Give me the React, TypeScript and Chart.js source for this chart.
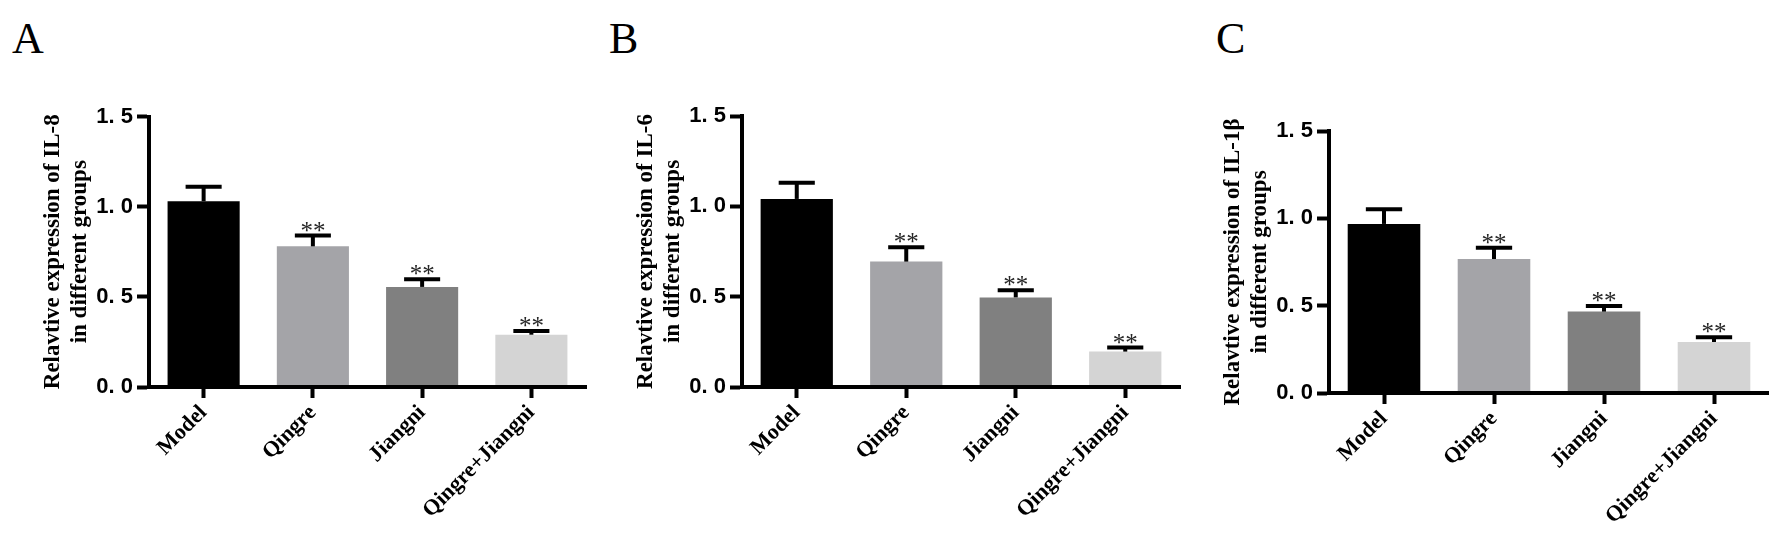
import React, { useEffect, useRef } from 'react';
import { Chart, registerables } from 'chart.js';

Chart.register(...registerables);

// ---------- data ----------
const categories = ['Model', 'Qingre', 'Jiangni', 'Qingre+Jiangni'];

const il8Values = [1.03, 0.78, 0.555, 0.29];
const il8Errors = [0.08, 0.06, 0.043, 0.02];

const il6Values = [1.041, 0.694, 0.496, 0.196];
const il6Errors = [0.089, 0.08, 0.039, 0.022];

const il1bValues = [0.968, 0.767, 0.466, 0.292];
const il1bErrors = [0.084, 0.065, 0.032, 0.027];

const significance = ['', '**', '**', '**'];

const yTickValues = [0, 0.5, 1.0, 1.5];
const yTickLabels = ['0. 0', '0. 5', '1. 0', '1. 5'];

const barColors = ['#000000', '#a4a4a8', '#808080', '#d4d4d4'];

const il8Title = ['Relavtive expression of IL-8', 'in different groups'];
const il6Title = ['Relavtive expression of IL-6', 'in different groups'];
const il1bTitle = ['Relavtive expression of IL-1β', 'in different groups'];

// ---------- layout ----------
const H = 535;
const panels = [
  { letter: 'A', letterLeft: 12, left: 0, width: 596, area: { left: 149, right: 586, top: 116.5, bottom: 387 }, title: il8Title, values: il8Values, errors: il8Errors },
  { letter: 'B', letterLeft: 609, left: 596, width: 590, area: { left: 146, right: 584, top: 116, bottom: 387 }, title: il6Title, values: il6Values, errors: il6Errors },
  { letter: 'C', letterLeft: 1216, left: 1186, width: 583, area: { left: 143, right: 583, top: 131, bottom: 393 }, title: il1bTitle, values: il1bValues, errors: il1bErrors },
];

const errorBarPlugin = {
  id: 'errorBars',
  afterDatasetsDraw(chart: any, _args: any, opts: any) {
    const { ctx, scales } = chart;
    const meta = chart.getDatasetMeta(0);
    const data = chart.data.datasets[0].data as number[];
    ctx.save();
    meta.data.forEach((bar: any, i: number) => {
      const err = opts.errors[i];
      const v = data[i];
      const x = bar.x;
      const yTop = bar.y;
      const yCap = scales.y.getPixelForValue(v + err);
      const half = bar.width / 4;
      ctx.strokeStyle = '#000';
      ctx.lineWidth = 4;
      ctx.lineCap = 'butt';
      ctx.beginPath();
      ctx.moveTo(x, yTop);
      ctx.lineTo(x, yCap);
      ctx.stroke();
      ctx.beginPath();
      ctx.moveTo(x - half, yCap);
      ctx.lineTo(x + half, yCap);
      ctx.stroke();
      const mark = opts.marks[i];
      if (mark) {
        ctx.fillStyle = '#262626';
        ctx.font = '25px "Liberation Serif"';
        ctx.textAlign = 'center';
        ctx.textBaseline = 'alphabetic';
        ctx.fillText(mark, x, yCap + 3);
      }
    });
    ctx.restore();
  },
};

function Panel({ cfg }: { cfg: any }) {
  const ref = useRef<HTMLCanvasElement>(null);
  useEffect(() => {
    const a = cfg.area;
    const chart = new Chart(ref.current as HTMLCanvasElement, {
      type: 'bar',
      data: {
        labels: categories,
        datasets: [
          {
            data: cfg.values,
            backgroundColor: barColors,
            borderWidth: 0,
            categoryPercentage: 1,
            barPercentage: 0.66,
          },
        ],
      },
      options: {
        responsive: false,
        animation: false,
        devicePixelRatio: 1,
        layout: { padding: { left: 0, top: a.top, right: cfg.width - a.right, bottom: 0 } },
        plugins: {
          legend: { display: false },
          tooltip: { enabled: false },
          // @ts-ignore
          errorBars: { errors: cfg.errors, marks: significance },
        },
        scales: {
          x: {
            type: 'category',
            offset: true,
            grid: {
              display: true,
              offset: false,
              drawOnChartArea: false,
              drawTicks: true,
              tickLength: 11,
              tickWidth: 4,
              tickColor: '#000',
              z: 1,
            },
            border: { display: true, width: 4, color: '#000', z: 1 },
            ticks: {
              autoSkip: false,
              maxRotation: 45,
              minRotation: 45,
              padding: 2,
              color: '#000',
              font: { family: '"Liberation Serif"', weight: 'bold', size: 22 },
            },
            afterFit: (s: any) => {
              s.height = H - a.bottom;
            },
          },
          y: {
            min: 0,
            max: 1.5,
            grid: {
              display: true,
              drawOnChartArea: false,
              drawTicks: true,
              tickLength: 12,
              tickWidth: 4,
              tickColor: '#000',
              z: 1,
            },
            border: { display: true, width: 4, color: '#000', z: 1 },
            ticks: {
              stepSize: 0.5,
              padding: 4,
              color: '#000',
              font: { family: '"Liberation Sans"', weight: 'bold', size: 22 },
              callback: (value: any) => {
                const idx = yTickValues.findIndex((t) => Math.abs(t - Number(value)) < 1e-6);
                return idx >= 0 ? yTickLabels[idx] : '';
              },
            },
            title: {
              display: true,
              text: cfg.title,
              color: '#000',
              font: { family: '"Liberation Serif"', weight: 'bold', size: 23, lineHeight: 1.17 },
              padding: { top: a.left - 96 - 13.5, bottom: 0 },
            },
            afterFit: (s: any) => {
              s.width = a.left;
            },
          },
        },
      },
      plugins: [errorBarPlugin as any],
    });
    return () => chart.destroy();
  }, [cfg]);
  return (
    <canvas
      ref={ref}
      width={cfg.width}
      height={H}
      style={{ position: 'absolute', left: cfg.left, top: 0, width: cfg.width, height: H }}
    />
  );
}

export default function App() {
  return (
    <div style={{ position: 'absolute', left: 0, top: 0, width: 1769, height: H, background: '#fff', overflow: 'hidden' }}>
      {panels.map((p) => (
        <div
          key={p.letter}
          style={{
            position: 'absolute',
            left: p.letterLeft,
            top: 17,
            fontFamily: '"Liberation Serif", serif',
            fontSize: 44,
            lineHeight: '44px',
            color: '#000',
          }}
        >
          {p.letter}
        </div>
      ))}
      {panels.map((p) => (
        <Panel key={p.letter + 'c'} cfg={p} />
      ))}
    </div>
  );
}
---
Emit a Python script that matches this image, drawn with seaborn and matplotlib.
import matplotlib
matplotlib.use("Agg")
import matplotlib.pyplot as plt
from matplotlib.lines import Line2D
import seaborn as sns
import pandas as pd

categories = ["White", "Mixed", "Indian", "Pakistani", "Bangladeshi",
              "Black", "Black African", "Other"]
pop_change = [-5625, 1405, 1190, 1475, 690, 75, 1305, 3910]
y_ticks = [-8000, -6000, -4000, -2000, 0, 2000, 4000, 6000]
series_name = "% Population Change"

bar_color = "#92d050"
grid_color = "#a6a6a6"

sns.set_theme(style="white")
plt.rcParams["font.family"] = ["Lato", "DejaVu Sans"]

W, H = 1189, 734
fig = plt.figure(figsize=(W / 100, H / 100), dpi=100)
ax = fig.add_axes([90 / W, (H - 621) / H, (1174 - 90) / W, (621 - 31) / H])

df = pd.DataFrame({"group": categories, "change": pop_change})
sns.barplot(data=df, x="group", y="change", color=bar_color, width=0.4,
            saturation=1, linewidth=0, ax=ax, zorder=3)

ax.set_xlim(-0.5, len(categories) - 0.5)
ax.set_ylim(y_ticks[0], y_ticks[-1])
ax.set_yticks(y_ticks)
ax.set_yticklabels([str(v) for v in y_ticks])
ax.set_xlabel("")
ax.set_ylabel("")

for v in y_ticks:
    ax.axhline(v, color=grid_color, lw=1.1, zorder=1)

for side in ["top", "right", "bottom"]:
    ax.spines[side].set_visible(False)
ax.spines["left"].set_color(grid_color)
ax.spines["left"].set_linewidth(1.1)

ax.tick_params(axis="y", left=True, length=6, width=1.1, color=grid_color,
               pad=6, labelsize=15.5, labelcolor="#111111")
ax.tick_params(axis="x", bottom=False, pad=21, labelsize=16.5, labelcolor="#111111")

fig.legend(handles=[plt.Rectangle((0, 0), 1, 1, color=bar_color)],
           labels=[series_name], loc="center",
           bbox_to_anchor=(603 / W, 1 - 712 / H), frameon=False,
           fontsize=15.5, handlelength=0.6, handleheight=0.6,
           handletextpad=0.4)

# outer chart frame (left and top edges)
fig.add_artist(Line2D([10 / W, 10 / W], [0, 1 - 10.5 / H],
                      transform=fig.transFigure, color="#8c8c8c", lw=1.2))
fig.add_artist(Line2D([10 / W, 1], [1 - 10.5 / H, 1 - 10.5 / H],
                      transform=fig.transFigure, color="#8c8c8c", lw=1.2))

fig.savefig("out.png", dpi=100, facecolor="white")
==
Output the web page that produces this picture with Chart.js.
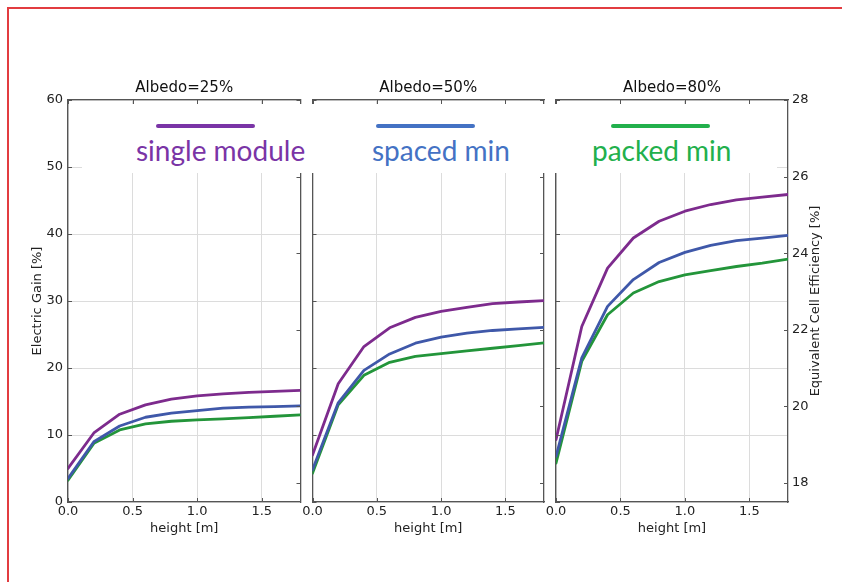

» What to do
Transcribe exactly the lines between the one containing "Give me the" and the one containing "Chart.register(...registerables);", counting both ends. Pictures are not copied.

» Solution for this task
Give me the React, TypeScript and Chart.js source for this chart.
import React, { useEffect, useRef } from 'react';
import { Chart, registerables } from 'chart.js';

Chart.register(...registerables);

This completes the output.